木村 侑里南1, 長谷川 明嶺1,2, 神谷 美樹1, 丸山 祥1,3, 小林 法一3 (1.湘南慶育病院リハビリテーション部, 2.東京都立大学大学院, 3.東京都立大学)

【はじめに】色カルタとは,読み手が色にまつわる設問を出題し,参加者が100色のカードの中からふさわしいと感じたカードを選び取り,連想や体験についての交流を楽しむ遊びである.先行研究では,他者交流や認知機能等に対する変化を期待できるとされている.今回,入院生活に孤独感を感じていた事例にとって色カルタへの参加が人と「笑い合う」空間となり,役割行動や医療者との信頼関係において良好な変化へとつながったため報告する.本発表にあたり書面にて事例の同意を得た.
【事例紹介】対象は80歳代の男性,妻と次男との3人暮らし,大工職人であり受症直前まで現場監督として仕事に就いていた.右内包後脚の脳梗塞を発症し,15病日目に当院の回復期リハビリテーション病棟に転院した.初回面接では,「歩けるようになって家に帰りたい」「仕事に戻りたい」という希望や,過去に家族が集まる機会に料理を振る舞っていた話が聞かれた.FIM-M 58点,FIM-C27点,MMSE-J22/30点であり,ADL全般に見守りを必要とした.入院初期,当院の感染対策の為にご家族との交流の機会が制限される状況にあり,入院生活での不安や不満を家族に電話していた.本人からは「1人でいる感じがして悲しい」,人との「笑い合う」空間を求めている発言が聞かれた.そこで,通常の作業療法プログラムに加えて自己の表出や他者交流を促進する機会として,53病日目より色カルタを取り入れた.
【方法】3〜4名のグループで1回30〜40分を週1回,計10回実施した.リーダーは進行役と読み手を兼ねたOTR1名が担当した.成果指標として,人間作業モデルスクリーニングツール(MOHOST)を使用し病棟生活の様子を比較,意志質問紙(VQ)・コミュニケーション・交流技能評価(ACIS)を使用し活動中の様子を比較した.

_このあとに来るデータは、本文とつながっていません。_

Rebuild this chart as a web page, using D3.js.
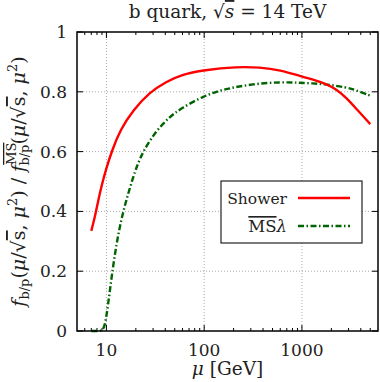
<!DOCTYPE html>
<html>
<head>
<meta charset="utf-8">
<script src="https://cdn.jsdelivr.net/npm/d3@7"></script>
<style>
  body { margin: 0; background: #fff; }
  svg text { font-family: "DejaVu Serif", serif; fill: #222; }
</style>
</head>
<body>
<div id="chart"></div>
<script>
// data
const showerMu = [7, 7.64, 8.26, 8.93, 10, 11.3, 13.8, 18.8, 27.9, 41.3, 56.5, 100, 215, 372, 596, 1000, 1400, 1718, 2200, 2860, 3600, 5000];
const showerVal = [0.335, 0.382, 0.438, 0.487, 0.545, 0.60, 0.672, 0.739, 0.80, 0.834, 0.856, 0.873, 0.884, 0.882, 0.873, 0.851, 0.838, 0.828, 0.811, 0.780, 0.743, 0.692];

const msbarMu = [7, 8, 9, 9.66, 10.45, 11.3, 12.7, 14.7, 18.8, 20.4, 23.8, 32.7, 44.7, 56.5, 100, 170, 316, 596, 1000, 1718, 2860, 3600, 5000];
const msbarVal = [-0.3, -0.12, -0.03, 0.015, 0.093, 0.182, 0.295, 0.399, 0.516, 0.549, 0.603, 0.672, 0.717, 0.742, 0.788, 0.811, 0.826, 0.833, 0.830, 0.826, 0.815, 0.805, 0.787];

const xMajor = [10, 100, 1000];
const xMinor = [6, 7, 8, 9, 20, 30, 40, 50, 60, 70, 80, 90, 200, 300, 400, 500, 600, 700, 800, 900, 2000, 3000, 4000, 5000];
const yTicks = [0, 0.2, 0.4, 0.6, 0.8, 1];

const width = 380;
const height = 382;
const margin = { top: 32, right: 2, bottom: 51, left: 77 };

const svg = d3.select('#chart')
  .append('svg')
  .attr('width', width)
  .attr('height', height);

const x = d3.scaleLog()
  .domain([5, 6000])
  .range([margin.left, width - margin.right]);

const y = d3.scaleLinear()
  .domain([0, 1])
  .range([height - margin.bottom, margin.top])
  .clamp(true);

const x0 = x.range()[0], x1 = x.range()[1];
const y0 = y.range()[0], y1 = y.range()[1];

// grid
const grid = svg.append('g')
  .attr('stroke', '#aaa')
  .attr('stroke-width', 1)
  .attr('stroke-dasharray', '1,2');

grid.selectAll('line.gx')
  .data(xMajor)
  .enter()
  .append('line')
  .attr('x1', d => x(d)).attr('x2', d => x(d))
  .attr('y1', y0).attr('y2', y1);

grid.selectAll('line.gy')
  .data(yTicks.filter(d => d > 0 && d < 1))
  .enter()
  .append('line')
  .attr('x1', x0).attr('x2', x1)
  .attr('y1', d => y(d)).attr('y2', d => y(d));

// ticks, inward on all sides
const ticks = svg.append('g').attr('stroke', '#000').attr('stroke-width', 1);

ticks.selectAll('line.xM')
  .data(xMajor.concat(xMajor))
  .enter()
  .append('line')
  .attr('x1', d => x(d)).attr('x2', d => x(d))
  .attr('y1', (d, i) => i < 3 ? y0 : y1)
  .attr('y2', (d, i) => i < 3 ? y0 - 6 : y1 + 6);

ticks.selectAll('line.xm')
  .data(xMinor.concat(xMinor))
  .enter()
  .append('line')
  .attr('x1', d => x(d)).attr('x2', d => x(d))
  .attr('y1', (d, i) => i < xMinor.length ? y0 : y1)
  .attr('y2', (d, i) => i < xMinor.length ? y0 - 3 : y1 + 3);

ticks.selectAll('line.y')
  .data(yTicks.concat(yTicks))
  .enter()
  .append('line')
  .attr('y1', d => y(d)).attr('y2', d => y(d))
  .attr('x1', (d, i) => i < yTicks.length ? x0 : x1)
  .attr('x2', (d, i) => i < yTicks.length ? x0 + 6 : x1 - 6);

// tick labels
svg.append('g')
  .selectAll('text')
  .data(xMajor)
  .enter()
  .append('text')
  .attr('x', d => x(d))
  .attr('y', 356)
  .attr('text-anchor', 'middle')
  .attr('font-size', 17)
  .text(d => d);

svg.append('g')
  .selectAll('text')
  .data(yTicks)
  .enter()
  .append('text')
  .attr('x', 67)
  .attr('y', d => y(d) + 6)
  .attr('text-anchor', 'end')
  .attr('font-size', 17)
  .text(d => d);

// curves
const line = d3.line()
  .x(d => x(d[0]))
  .y(d => y(d[1]))
  .curve(d3.curveBasis);

svg.append('path')
  .datum(msbarMu.map((m, i) => [m, msbarVal[i]]))
  .attr('fill', 'none')
  .attr('stroke', '#006400')
  .attr('stroke-width', 2.4)
  .attr('stroke-dasharray', '6,2.5,1.5,2.5')
  .attr('d', line);

svg.append('path')
  .datum(showerMu.map((m, i) => [m, showerVal[i]]))
  .attr('fill', 'none')
  .attr('stroke', '#ff0000')
  .attr('stroke-width', 2.4)
  .attr('d', line);

// frame
svg.append('rect')
  .attr('x', x0).attr('y', y1)
  .attr('width', x1 - x0).attr('height', y0 - y1)
  .attr('fill', 'none')
  .attr('stroke', '#000')
  .attr('stroke-width', 1.5);

// legend
const legend = svg.append('g');
legend.append('rect')
  .attr('x', 221).attr('y', 181)
  .attr('width', 141).attr('height', 62)
  .attr('fill', '#fff')
  .attr('stroke', '#222')
  .attr('stroke-width', 1.2);

legend.append('text')
  .attr('x', 287).attr('y', 204)
  .attr('text-anchor', 'end')
  .attr('font-size', 15.5)
  .text('Shower');
legend.append('line')
  .attr('x1', 298).attr('x2', 350)
  .attr('y1', 198).attr('y2', 198)
  .attr('stroke', '#ff0000').attr('stroke-width', 2.4);

const msText = legend.append('text')
  .attr('x', 287).attr('y', 232)
  .attr('text-anchor', 'end')
  .attr('font-size', 16.5);
msText.append('tspan').attr('text-decoration', 'overline').text('MS');
msText.append('tspan').attr('font-style', 'italic').text('λ');
legend.append('line')
  .attr('x1', 298).attr('x2', 350)
  .attr('y1', 226).attr('y2', 226)
  .attr('stroke', '#006400').attr('stroke-width', 2.4)
  .attr('stroke-dasharray', '6,2.5,1.5,2.5');

// title
const title = svg.append('text')
  .attr('x', (x0 + x1) / 2).attr('y', 18)
  .attr('text-anchor', 'middle')
  .attr('font-size', 18.5);
title.append('tspan').text('b quark, √');
title.append('tspan').attr('font-style', 'italic').attr('text-decoration', 'overline').text('s');
title.append('tspan').text(' = 14 TeV');

// x label
const xl = svg.append('text')
  .attr('x', (x0 + x1) / 2).attr('y', 375)
  .attr('text-anchor', 'middle')
  .attr('font-size', 18.5);
xl.append('tspan').attr('font-style', 'italic').text('μ');
xl.append('tspan').text(' [GeV]');

// y label
const yl = svg.append('text')
  .attr('transform', `translate(25,${(y0 + y1) / 2}) rotate(-90)`)
  .attr('text-anchor', 'middle')
  .attr('font-size', 19);
yl.append('tspan').attr('font-style', 'italic').text('f');
yl.append('tspan').attr('font-size', 13).attr('dy', 4).text('b/p');
yl.append('tspan').attr('dy', -4).text('(');
yl.append('tspan').attr('font-style', 'italic').text('μ');
yl.append('tspan').text('/√');
yl.append('tspan').attr('text-decoration', 'overline').text('s');
yl.append('tspan').text(', ');
yl.append('tspan').attr('font-style', 'italic').text('μ');
yl.append('tspan').attr('font-size', 13).attr('dy', -8).text('2');
yl.append('tspan').attr('dy', 8).text(') / ');
yl.append('tspan').attr('font-style', 'italic').text('f');
yl.append('tspan').attr('font-size', 13).attr('dy', -9).attr('text-decoration', 'overline').text('MS');
yl.append('tspan').attr('font-size', 13).attr('dx', -23).attr('dy', 13).text('b/p');
yl.append('tspan').attr('dy', -4).text('(');
yl.append('tspan').attr('font-style', 'italic').text('μ');
yl.append('tspan').text('/√');
yl.append('tspan').attr('text-decoration', 'overline').text('s');
yl.append('tspan').text(', ');
yl.append('tspan').attr('font-style', 'italic').text('μ');
yl.append('tspan').attr('font-size', 13).attr('dy', -8).text('2');
yl.append('tspan').attr('dy', 8).text(')');
</script>
</body>
</html>
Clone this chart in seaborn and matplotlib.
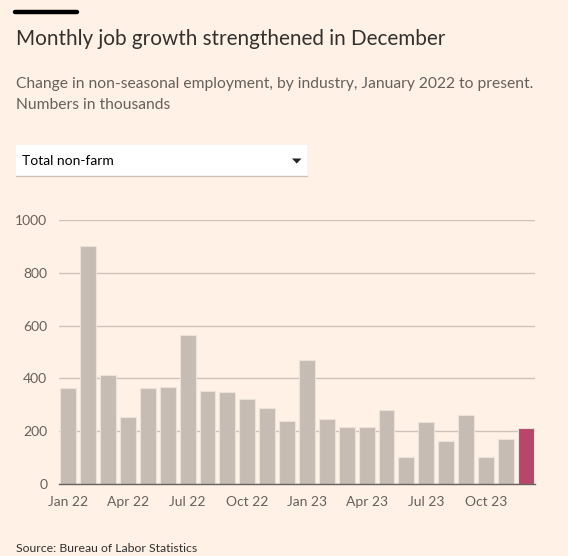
import matplotlib
matplotlib.use("Agg")
import matplotlib.pyplot as plt
import seaborn as sns
import pandas as pd
from matplotlib.patches import Rectangle, Polygon
from matplotlib.lines import Line2D

months = ["Jan 22", "Feb 22", "Mar 22", "Apr 22", "May 22", "Jun 22",
          "Jul 22", "Aug 22", "Sep 22", "Oct 22", "Nov 22", "Dec 22",
          "Jan 23", "Feb 23", "Mar 23", "Apr 23", "May 23", "Jun 23",
          "Jul 23", "Aug 23", "Sep 23", "Oct 23", "Nov 23", "Dec 23"]
jobs = [362, 902, 414, 252, 362, 368, 566, 351, 348, 323, 288, 238,
        470, 247, 216, 216, 280, 103, 235, 164, 261, 103, 172, 214]
tick_labels = ["Jan 22", "Apr 22", "Jul 22", "Oct 22",
               "Jan 23", "Apr 23", "Jul 23", "Oct 23"]
y_ticks = [0, 200, 400, 600, 800, 1000]

BG = "#fff1e5"
GREY_BAR = "#c7bcb4"
HIGHLIGHT = "#b8456a"
TEXT = "#33302e"
MUTED = "#66605c"
GRID = "#cec3ba"

sns.set_theme(style="white")
plt.rcParams["font.family"] = ["Lato", "DejaVu Sans"]

df = pd.DataFrame({"month": months, "jobs": jobs})
palette = {m: (HIGHLIGHT if i == len(months) - 1 else GREY_BAR) for i, m in enumerate(months)}

fig = plt.figure(figsize=(5.68, 5.56), dpi=100, facecolor=BG)
ax = fig.add_axes([59/568, 1-484/556, (535-59)/568, (484-220)/556])
ax.set_facecolor(BG)

sns.barplot(data=df, x="month", y="jobs", hue="month", palette=palette,
            legend=False, width=0.8, ax=ax, saturation=1,
            edgecolor="#ece2d9", linewidth=0.8, zorder=3)

ax.set_ylim(0, 1000)
ax.set_xlim(-0.47, len(months) - 0.53)
ax.set_yticks(y_ticks)
ax.set_yticklabels([str(v) for v in y_ticks], color=MUTED, fontsize=10)
ax.yaxis.grid(True, color=GRID, linewidth=1, zorder=0)
ax.set_axisbelow(True)
for s in ["top", "right", "left"]:
    ax.spines[s].set_visible(False)
ax.spines["bottom"].set_color(MUTED)
ax.spines["bottom"].set_linewidth(1)
ax.spines["bottom"].set_zorder(5)
ax.tick_params(axis="y", length=0, pad=8.5)
pos = [months.index(t) for t in tick_labels]
ax.set_xticks(pos)
ax.set_xticklabels(tick_labels, color=MUTED, fontsize=10)
ax.tick_params(axis="x", length=6, width=1, color=GRID, pad=3, direction="out")
ax.set_xlabel("")
ax.set_ylabel("")

# header
fig.add_artist(Line2D([15/568, 77/568], [1-11.5/556, 1-11.5/556], color="black", linewidth=3.2))
fig.text(16/568, 1-39/556, "Monthly job growth strengthened in December",
         fontsize=14.9, color=TEXT, va="center", ha="left")
fig.text(16/568, 1-84/556, "Change in non-seasonal employment, by industry, January 2022 to present.",
         fontsize=11.25, color=MUTED, va="center", ha="left")
fig.text(16/568, 1-105/556, "Numbers in thousands",
         fontsize=11.25, color=MUTED, va="center", ha="left")

# dropdown
fig.add_artist(Rectangle((16/568, 1-176/556), (307-16)/568, 31/556,
                         facecolor="white", edgecolor="none", transform=fig.transFigure))
fig.add_artist(Line2D([16/568, 307/568], [1-176/556, 1-176/556], color="#ccc1b7", linewidth=1))
fig.text(22/568, 1-161/556, "Total non-farm", fontsize=10, color="black", va="center", ha="left")
fig.add_artist(Polygon([[292/568, 1-158.5/556], [301.5/568, 1-158.5/556], [296.75/568, 1-163.5/556]],
                       closed=True, facecolor="#222222", edgecolor="none", transform=fig.transFigure))

fig.text(16/568, 1-549/556, "Source: Bureau of Labor Statistics", fontsize=8.8, color=TEXT,
         va="center", ha="left")

fig.savefig("out.png", dpi=100, facecolor=BG)
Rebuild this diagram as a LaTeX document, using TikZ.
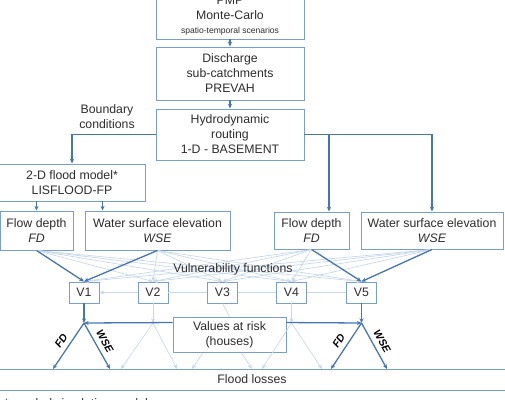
\documentclass[tikz,border=0pt]{standalone}
\usepackage{fontspec}
\setmainfont{Liberation Sans}
\usetikzlibrary{positioning,arrows.meta,calc}
\definecolor{boxblue}{RGB}{120,158,205}
\definecolor{linkblue}{RGB}{70,118,178}
\definecolor{faintblue}{RGB}{200,216,236}
\definecolor{inkgray}{RGB}{45,45,45}

\tikzset{
  flowbox/.style={draw=boxblue,line width=0.8pt,fill=white,align=center,
    text=inkgray,inner sep=1pt},
  vbox/.style={flowbox,minimum width=0.9cm,minimum height=0.63cm},
  mainlink/.style={linkblue,line width=1.1pt,-{Stealth[length=4pt,width=3.5pt]}},
  thinlink/.style={faintblue,line width=0.6pt,-{Stealth[length=4pt,width=3.5pt]}},
  plaintext/.style={text=inkgray,align=center,inner sep=0pt},
  slopelbl/.style={sloped,above,inner sep=4pt,text=black,
    font=\fontsize{9}{10}\selectfont\bfseries\itshape},
}

\begin{document}
\begin{tikzpicture}[x=0.03cm,y=-0.03cm,font=\fontsize{10.5}{12.8}\selectfont]
  \useasboundingbox (0,0) rectangle (505,400);
  \clip (0,0) rectangle (505,400);

  % model chain
  \node[flowbox,minimum width=4.44cm,minimum height=1.38cm] (pmp) at (230,16)
    {PMP\\Monte-Carlo\\[-1pt]{\fontsize{7.3}{8}\selectfont spatio-temporal scenarios}};
  \node[flowbox,minimum width=4.44cm,minimum height=1.59cm] (discharge) at (230,73.5)
    {Discharge\\sub-catchments\\PREVAH};
  \node[flowbox,minimum width=4.44cm,minimum height=1.53cm] (hydro) at (230,134.5)
    {Hydrodynamic\\routing\\1-D - BASEMENT};
  \node[plaintext] (bcond) at (107,117) {Boundary\\conditions};
  \node[flowbox,minimum width=4.38cm,minimum height=1.11cm] (flood2d) at (72,182.5)
    {2-D flood model*\\LISFLOOD-FP};

  % hazard outputs
  \node[flowbox,minimum width=2.19cm,minimum height=1.17cm] (fdL) at (36.5,230.5)
    {Flow depth\\\textit{FD}};
  \node[flowbox,minimum width=4.35cm,minimum height=1.17cm] (wseL) at (157.5,230.5)
    {Water surface elevation\\\textit{WSE}};
  \node[flowbox,minimum width=2.25cm,minimum height=1.11cm] (fdR) at (311.5,230.5)
    {Flow depth\\\textit{FD}};
  \node[flowbox,minimum width=4.26cm,minimum height=1.11cm] (wseR) at (432,230.5)
    {Water surface elevation\\\textit{WSE}};

  \draw[mainlink] (pmp) -- (discharge);
  \draw[mainlink] (discharge) -- (hydro);
  \draw[mainlink] (hydro.west) -| (flood2d.north);
  \draw[mainlink] (hydro.east) -| ([xshift=0.525cm]fdR.north);
  \draw[mainlink] (hydro.east) -| (wseR.north);
  \draw[mainlink] (flood2d.south -| fdL.north) -- (fdL.north);
  \coordinate (wtop) at ([xshift=0.54cm]wseL.north west);
  \draw[mainlink] (flood2d.south -| wtop) -- (wtop);

  % vulnerability functions
  \foreach \i/\x in {1/84,2/153,3/222.5,4/291.5,5/361.5}{
    \node[vbox] (v\i) at (\x,292.5) {V\i};
    \coordinate (j\i) at (\x,323);
  }

  \foreach \s in {fdL,wseL,fdR,wseR}
    \foreach \i in {1,...,5}
      \draw[thinlink] (\s.south) -- (v\i.north);
  \node[plaintext] (vulner) at (233,269.5) {Vulnerability functions};
  \draw[mainlink] (fdL.south) -- (v1.north);
  \draw[mainlink] (wseL.south) -- (v1.north);
  \draw[mainlink] (fdR.south) -- (v5.north);
  \draw[mainlink] (wseR.south) -- (v5.north);

  \draw[thinlink] (v2) -- (v1);
  \draw[faintblue,line width=0.6pt] (v2) -- (v3) (v3) -- (v4) (v4) -- (v5);

  % losses
  \node[draw=boxblue,line width=0.8pt,text=inkgray,minimum width=16.8cm,
    minimum height=0.63cm] (losses) at (252,379.5) {Flood losses};
  \foreach \i/\a/\b in {1/53/110,2/121/177,3/192/252,4/262/322,5/331/387}{
    \coordinate (fa\i) at (\a,369);
    \coordinate (fb\i) at (\b,369);
  }
  \draw[thinlink] (j3) -- (fa3);
  \draw[thinlink] (j3) -- (fb3);

  \node[flowbox,minimum width=3.39cm,minimum height=1.05cm] (risk) at (229.5,334.5)
    {Values at risk\\(houses)};
  \draw[faintblue,line width=0.6pt] (v3.south) -- (risk.north);

  \foreach \i in {2,4}{
    \draw[thinlink] (v\i.south) -- (j\i);
    \draw[thinlink] (j\i) -- (fa\i);
    \draw[thinlink] (j\i) -- (fb\i);
  }
  \draw[mainlink] (v1.south) -- (j1);
  \draw[mainlink] (v5.south) -- (j5);
  \draw[mainlink] ([yshift=-0.18cm]risk.north west) -- (j1);
  \draw[mainlink] ([yshift=-0.18cm]risk.north east) -- (j5);
  \foreach \i in {1,5}{
    \draw[mainlink] (j\i) -- node[slopelbl] {FD} (fa\i);
    \draw[mainlink] (j\i) -- node[slopelbl] {WSE} (fb\i);
  }

  \node[plaintext,anchor=north west] (note) at (4,398.5) {*coupled simulation model};
\end{tikzpicture}
\end{document}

【経過・結果】導入〜5週目では,身を乗り出して故郷や仕事の話を熱心に交わされ,「色カルタね,あれ面白いんだよ」と話した.MOHOSTは52点から78点となり,「たくさん人を巻き込んでやらないとな」と〈成功への期待〉を示した.生活場面では「話があるんですよ,聞いてください」と日頃の不安や不満をスタッフと〈会話〉するようになった.6〜10週目では,初参加の方に対して自発的に方法を教え〈関係性〉を築き,「(スタッフに)コーヒーを振る舞いたい」と〈興味〉〈役割〉を示した.実際に振る舞い,「喜んでもらえてよかった」と談笑された.最終日には「こういう遊びっていうのも,退院してうちに帰ったら夢の中の夢」と話した.VQでは〈他人を援助しようとする〉〈他人にかかわる〉,色カルタが〈特別であることを示す〉ことが観察された.ACISではエピソードを自発的に〈披露する〉,場面に合った表情を〈表現する〉様子が確認された.MMSE-Jは22/30点と変化なく,FIM-M 80点,FIM-C30点となり,屋内生活は概ね自立,社会的交流においても向上を認め,自宅退院に至った.
【考察】日本リハビリテーション病院・施設協会は地域リハビリテーションの定義に「その人らしくいきいきとした生活」を挙げ,活動指針として「発症当初からのサービス提供」を強調している.その人らしさとは個性であり一概に括れないが,本事例においては,長年の大工仕事や家族との団欒を大切にしていた生活背景から,人と「笑い合う」空間や所属感,役割意識をもつなどが考えられる.色カルタは本事例のその人らしさを取り戻すきっかけになった可能性があり.発症早期から「その人らしくいきいきとした生活の回復」すなわちリハビリテーションを促進する作業として機能したと考える.